I have the file as following:
(1,object1)
(2,object2)
(3,object3)
...
the number is the ID of object. I want to calculate the distance between two objects from this file.That means I want to get the result as follow:
(1,1,0.0)
(1,2,1.2)
(1,3,1.3)
...
for each row,the first element is the id of one object,the second element is the id of the other object,the last element is the distance.So if there are 3 lines in the original file,it will generate a file with 9 lines. Now the problem is that I have an original file contains many lines,the size is very large so I turn to Spark using the cluster to do calculation. So I use the following code:(supposing original file is file1.txt)

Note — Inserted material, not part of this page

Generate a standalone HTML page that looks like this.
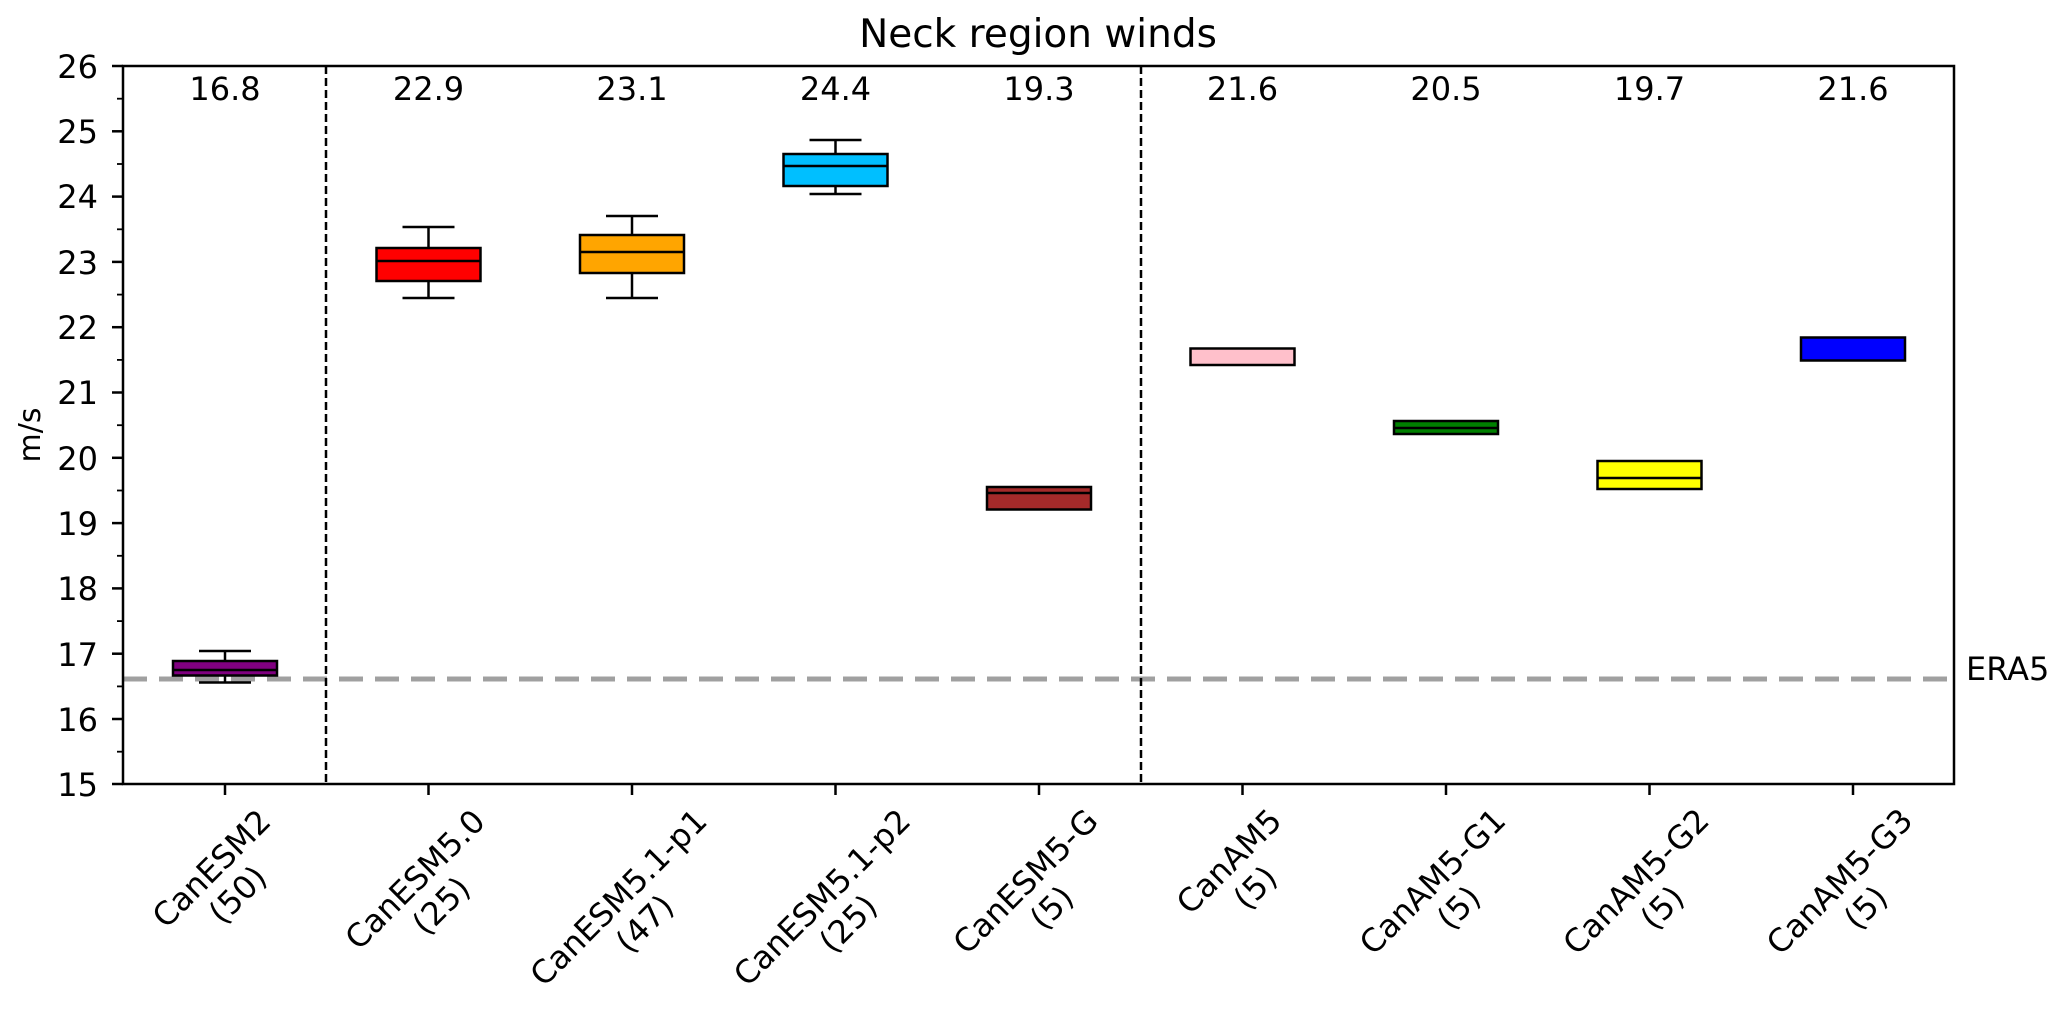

val fileRdd = sc.textFile("hdfs://../file1.txt")
val fileRdd2 = sc.textFile("hdfs://../file1.txt")
val objects = fileRdd.collect()
val objectsArr = spark.sparkContext.broadcast(objects)
val distanceRes = fileRdd2.flatMap(x=>{
distanceCal(x,objectsArr.value)
}).saveAsTextFile(targetFile)
In this snippet, the function distanceCal receive a object and an Array of object,then return an Array of (objectID,objectID,distance). What I want to do here is firstly broadcast the objects to each executor Then do the double loop in the flatMap function. I use yarn to submit my job and the configuration is as following:
--master yarn --num-executors 6 --executor-memory 8G --executor-cores 8 --conf spark.default.parallelism=144
I use 6 executors to run this job. I suppose that the calculation will be done in many tasks.However, when it comes to the saveAsTextFile stage, the calculation is only running on two executors. In this case,it only run on dn01 and dn07,while other executors have no tasks.
So,what is problem?Thank you very much!
To be more specific,I have tried to use the code as following to increase the partition so that it will run on different executors simultaneously in the final stage(saveAsTextFile).However,it still use the only two executors while the other have no tasks. So how to change my code to achieve this? That is, in the final stage there will be more executor to be used in the calculation not only two of them in my example.
fileRdd2.repartition(1000).flatMap(...)